BTW, speaking of whisper.cpp, the tech. behind this notes/to-dos transcriber, the New Yorker has an interesting read, that I think gives it the credit it deserves. For those curious: Whispers of A.I.’s Modular Future | The New Yorker . I think that it is especially well suited for the transcription of Joplin notes and to-dos because they typically result in short snippets of text, so the load on the CPU/memory is manageable and the output is near real-time. In any case, given its resource footprint, keeping this tool external (not a plugin), using the Linux shell as the orchestrator and transporting the result via the REST API of Joplin, is probably the most efficient method resource-wise. Instead of a plugin, I will likely attempt to write an external text pre-processor (for datetime parsing) in, say, Rust so that the rest can be written as a shell-independent script, in a syntax that is uniform across zsh, bash and other shells. That is the flexibility that Linux affords us, doing something similar under Windows, so close to the metal, will be, IMHO, challenging.

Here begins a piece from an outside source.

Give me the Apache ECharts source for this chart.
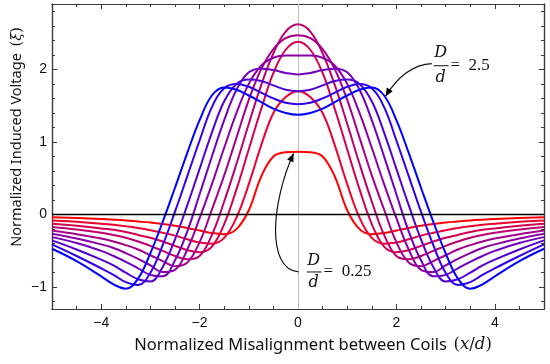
<!DOCTYPE html>
<html><head><meta charset="utf-8">
<script src="https://cdn.jsdelivr.net/npm/echarts@6/dist/echarts.min.js"></script>
<style>html,body{margin:0;padding:0;background:#fff}#c{width:550px;height:364px}</style>
</head><body><div id="c"></div>
<script>
// x positions (normalized misalignment x/d)
const xValues = [-5,-4.5,-4,-3.75,-3.5,-3.25,-3,-2.75,-2.5,-2.25,-2,-1.75,-1.5,-1.25,-1,-0.75,-0.5,-0.25,0,0.25,0.5,0.75,1,1.25,1.5,1.75,2,2.25,2.5,2.75,3,3.25,3.5,3.75,4,4.5,5];
const ratios = ['0.25','0.5','0.75','1.0','1.25','1.5','1.75','2.0','2.25','2.5'];
const curveD025 = [-0.035,-0.047,-0.062,-0.07,-0.08,-0.095,-0.11,-0.13,-0.155,-0.185,-0.22,-0.255,-0.27,-0.20,0.06,0.52,0.80,0.86,0.865,0.86,0.80,0.52,0.06,-0.20,-0.27,-0.255,-0.22,-0.185,-0.155,-0.13,-0.11,-0.095,-0.08,-0.07,-0.062,-0.047,-0.035];
const curveD050 = [-0.08,-0.10,-0.125,-0.14,-0.16,-0.185,-0.215,-0.25,-0.29,-0.34,-0.385,-0.40,-0.32,-0.04,0.42,0.95,1.40,1.62,1.70,1.62,1.40,0.95,0.42,-0.04,-0.32,-0.40,-0.385,-0.34,-0.29,-0.25,-0.215,-0.185,-0.16,-0.14,-0.125,-0.10,-0.08];
const curveD075 = [-0.125,-0.155,-0.19,-0.21,-0.24,-0.28,-0.32,-0.37,-0.43,-0.49,-0.52,-0.44,-0.13,0.35,0.90,1.45,1.95,2.27,2.38,2.27,1.95,1.45,0.90,0.35,-0.13,-0.44,-0.52,-0.49,-0.43,-0.37,-0.32,-0.28,-0.24,-0.21,-0.19,-0.155,-0.125];
const curveD100 = [-0.17,-0.205,-0.25,-0.28,-0.32,-0.37,-0.43,-0.50,-0.57,-0.615,-0.57,-0.28,0.18,0.70,1.25,1.78,2.22,2.52,2.62,2.52,2.22,1.78,1.25,0.70,0.18,-0.28,-0.57,-0.615,-0.57,-0.50,-0.43,-0.37,-0.32,-0.28,-0.25,-0.205,-0.17];
const curveD125 = [-0.22,-0.27,-0.33,-0.37,-0.42,-0.48,-0.56,-0.64,-0.71,-0.66,-0.38,0.07,0.54,1.06,1.58,2.00,2.28,2.43,2.47,2.43,2.28,2.00,1.58,1.06,0.54,0.07,-0.38,-0.66,-0.71,-0.64,-0.56,-0.48,-0.42,-0.37,-0.33,-0.27,-0.22];
const curveD150 = [-0.265,-0.33,-0.41,-0.46,-0.53,-0.61,-0.70,-0.79,-0.76,-0.48,-0.05,0.42,0.92,1.40,1.80,2.05,2.16,2.19,2.19,2.19,2.16,2.05,1.80,1.40,0.92,0.42,-0.05,-0.48,-0.76,-0.79,-0.70,-0.61,-0.53,-0.46,-0.41,-0.33,-0.265];
const curveD175 = [-0.31,-0.39,-0.50,-0.57,-0.65,-0.74,-0.83,-0.85,-0.63,-0.23,0.28,0.80,1.30,1.72,1.96,2.01,1.99,1.95,1.93,1.95,1.99,2.01,1.96,1.72,1.30,0.80,0.28,-0.23,-0.63,-0.85,-0.83,-0.74,-0.65,-0.57,-0.50,-0.39,-0.31];
const curveD200 = [-0.355,-0.48,-0.62,-0.70,-0.80,-0.89,-0.92,-0.72,-0.34,0.13,0.63,1.13,1.56,1.80,1.86,1.84,1.78,1.72,1.70,1.72,1.78,1.84,1.86,1.80,1.56,1.13,0.63,0.13,-0.34,-0.72,-0.92,-0.89,-0.80,-0.70,-0.62,-0.48,-0.355];
const curveD225 = [-0.41,-0.57,-0.74,-0.83,-0.93,-0.97,-0.80,-0.42,0.04,0.53,1.02,1.48,1.74,1.80,1.76,1.68,1.60,1.54,1.52,1.54,1.60,1.68,1.76,1.80,1.74,1.48,1.02,0.53,0.04,-0.42,-0.80,-0.97,-0.93,-0.83,-0.74,-0.57,-0.41];
const curveD250 = [-0.47,-0.64,-0.85,-0.96,-1.02,-0.88,-0.53,-0.10,0.37,0.85,1.30,1.64,1.75,1.72,1.64,1.55,1.46,1.40,1.375,1.40,1.46,1.55,1.64,1.72,1.75,1.64,1.30,0.85,0.37,-0.10,-0.53,-0.88,-1.02,-0.96,-0.85,-0.64,-0.47];
const curves = [curveD025,curveD050,curveD075,curveD100,curveD125,curveD150,curveD175,curveD200,curveD225,curveD250];
const colors = ['#ff0000','#ea0031','#d30052','#bc0070','#a4008b','#8b00a4','#7000bc','#5200d3','#3100ea','#0000ff'];
const xTickLabels = [-4,-2,0,2,4];
const yTickLabels = [-1,0,1,2];

const xMinor = []; for (let i=-10;i<=10;i++) xMinor.push(i/2);
const yMinor = []; for (let i=-6;i<=14;i++) yMinor.push(Math.round(i*0.2*10)/10);
const fmt = v => v < 0 ? '\u2212' + Math.abs(v) : String(v);
const axisColor = '#3a3a3a';

function xAx(pos, ticks, len, labels) {
  return {type:'value', position:pos, min:-5, max:5, gridIndex:0,
    axisLine:{show:true, onZero:false, lineStyle:{color:axisColor, width:1.2}},
    axisTick:{show:true, inside:true, length:len, customValues:ticks, lineStyle:{color:axisColor, width:1}},
    axisLabel: labels ? {show:true, customValues:labels, formatter:fmt, fontFamily:'Liberation Sans, Arial', fontSize:14, color:'#111', margin:7} : {show:false},
    splitLine:{show:false}};
}
function yAx(pos, ticks, len, labels) {
  return {type:'value', position:pos, min:-1.3, max:2.9, gridIndex:0,
    axisLine:{show:true, onZero:false, lineStyle:{color:axisColor, width:1.2}},
    axisTick:{show:true, inside:true, length:len, customValues:ticks, lineStyle:{color:axisColor, width:1}},
    axisLabel: labels ? {show:true, customValues:labels, formatter:fmt, fontFamily:'Liberation Sans, Arial', fontSize:14, color:'#111', margin:5} : {show:false},
    splitLine:{show:false}};
}

const series = curves.map((c, i) => ({
  type:'line', name:'D/d = ' + ratios[i], xAxisIndex:0, yAxisIndex:0,
  data: xValues.map((x, k) => [x, c[k]]),
  smooth:0.4, symbol:'none', silent:true,
  lineStyle:{color:colors[i], width:2},
  z: 3
}));
series[0].markLine = {silent:true, symbol:['none','none'], z:1, label:{show:false},
  lineStyle:{color:'#bdbdbd', width:1, type:'solid'}, data:[{xAxis:0}]};
series[9].markLine = {silent:true, symbol:['none','none'], z:6, label:{show:false},
  lineStyle:{color:'#000', width:1.3, type:'solid'}, data:[{yAxis:0}]};

const chart = echarts.init(document.getElementById('c'), null, {renderer:'canvas'});
chart.setOption({
  animation:false,
  backgroundColor:'#fff',
  grid:{left:52, top:4, width:492, height:305, containLabel:false},
  xAxis:[xAx('bottom', xTickLabels, 5, xTickLabels), xAx('bottom', xMinor, 3, null), xAx('top', xTickLabels, 5, null), xAx('top', xMinor, 3, null)],
  yAxis:[yAx('left', yTickLabels, 5, yTickLabels), yAx('left', yMinor, 3, null), yAx('right', yTickLabels, 5, null), yAx('right', yMinor, 3, null)],
  series: series
});

function P(x, y) { return chart.convertToPixel({xAxisIndex:0, yAxisIndex:0}, [x, y]); }
function arrowHead(tip, from, len, w) {
  const dx = tip[0]-from[0], dy = tip[1]-from[1];
  const L = Math.sqrt(dx*dx+dy*dy); const ux = dx/L, uy = dy/L;
  const bx = tip[0]-ux*len, by = tip[1]-uy*len;
  return {type:'polygon', silent:true, z:20, shape:{points:[tip,[bx-uy*w, by+ux*w],[bx+uy*w, by-ux*w]]}, style:{fill:'#000'}};
}
function fraction(cx, yD, yBar, yd, xEq, value) {
  const ital = {fontFamily:'DejaVu Serif, Liberation Serif, serif', fontStyle:'italic', fontSize:16, fill:'#111'};
  return [
    {type:'text', silent:true, z:20, style:Object.assign({text:'D', x:cx, y:yD, align:'center', verticalAlign:'middle'}, ital)},
    {type:'line', silent:true, z:20, shape:{x1:cx-7, y1:yBar, x2:cx+8, y2:yBar}, style:{stroke:'#111', lineWidth:1}},
    {type:'text', silent:true, z:20, style:Object.assign({text:'d', x:cx, y:yd, align:'center', verticalAlign:'middle'}, ital)},
    {type:'text', silent:true, z:20, style:{text:'=  ' + value, x:xEq, y:yBar, align:'left', verticalAlign:'middle', fontFamily:'Liberation Serif, serif', fontSize:17, fill:'#111'}}
  ];
}

// annotation anchors in data coordinates
const a1Start = P(2.72, 2.08), a1Ctrl = P(2.17, 2.06), a1Tip = P(1.78, 1.63);
const a2Start = P(0.01, -0.79), a2C1 = P(-0.66, -0.745), a2C2 = P(-0.53, 0.19), a2Tip = P(-0.09, 0.84);
const f1c = P(2.90, 2.05), f1D = P(2.90, 2.23), f1d = P(2.90, 1.89), f1eq = P(3.10, 2.05);
const f2c = P(0.32, -0.79), f2D = P(0.32, -0.63), f2d = P(0.32, -0.94), f2eq = P(0.52, -0.79);

const g = [];
g.push({type:'bezierCurve', silent:true, z:20, shape:{x1:a1Start[0], y1:a1Start[1], cpx1:a1Ctrl[0], cpy1:a1Ctrl[1], x2:a1Tip[0], y2:a1Tip[1]}, style:{stroke:'#111', lineWidth:1.2, fill:null}});
g.push(arrowHead(a1Tip, a1Ctrl, 8, 3.5));
g.push({type:'bezierCurve', silent:true, z:20, shape:{x1:a2Start[0], y1:a2Start[1], cpx1:a2C1[0], cpy1:a2C1[1], cpx2:a2C2[0], cpy2:a2C2[1], x2:a2Tip[0], y2:a2Tip[1]}, style:{stroke:'#111', lineWidth:1.2, fill:null}});
g.push(arrowHead(a2Tip, a2C2, 8, 3.5));
fraction(f1c[0], f1D[1], f1c[1], f1d[1], f1eq[0], '2.5').forEach(e => g.push(e));
fraction(f2c[0], f2D[1], f2c[1], f2d[1], f2eq[0], '0.25').forEach(e => g.push(e));

function nameRich(sz) {
  return {
    a:{fontFamily:'Noto Sans, Open Sans, sans-serif', fontSize:sz, fill:'#111'},
    m:{fontFamily:'DejaVu Serif, serif', fontSize:sz, fill:'#111'},
    i:{fontFamily:'DejaVu Serif, serif', fontStyle:'italic', fontSize:sz, fill:'#111'}
  };
}
g.push({type:'text', silent:true, z:20, x:313, y:345, style:{text:'{a|Normalized Misalignment between Coils}  {m|(}{i|x}{m|/}{i|d}{m|)}', align:'center', verticalAlign:'middle', rich:nameRich(16.5)}});
g.push({type:'text', silent:true, z:20, x:17, y:137, rotation:Math.PI/2, style:{text:'{a|Normalized Induced Voltage}  {m|(}{i|ξ}{m|)}', align:'center', verticalAlign:'middle', rich:nameRich(14.5)}});

chart.setOption({graphic:{elements:g}});
</script>
</body></html>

If you're limiting it to Linux only, you might as well write a native module using for instance Neon and call it either from Joplin or, more likely, from a plugin.
Neon is very easy to use and you can write Rust and call it from JS.

Thanks for the suggestion! Neon seems interesting, I am also considering Tauri. But the workflow does not call for a GUI (aside from the existing desktop menu), so short term, I will focus on writing a semi-robust CLI text parser for the to-do scheduler, so that the rest of the logic can be written in a single, polyglot shell script that does not need to rely on extended, shell-specific globbing and mandate translation across shells, as is now the case.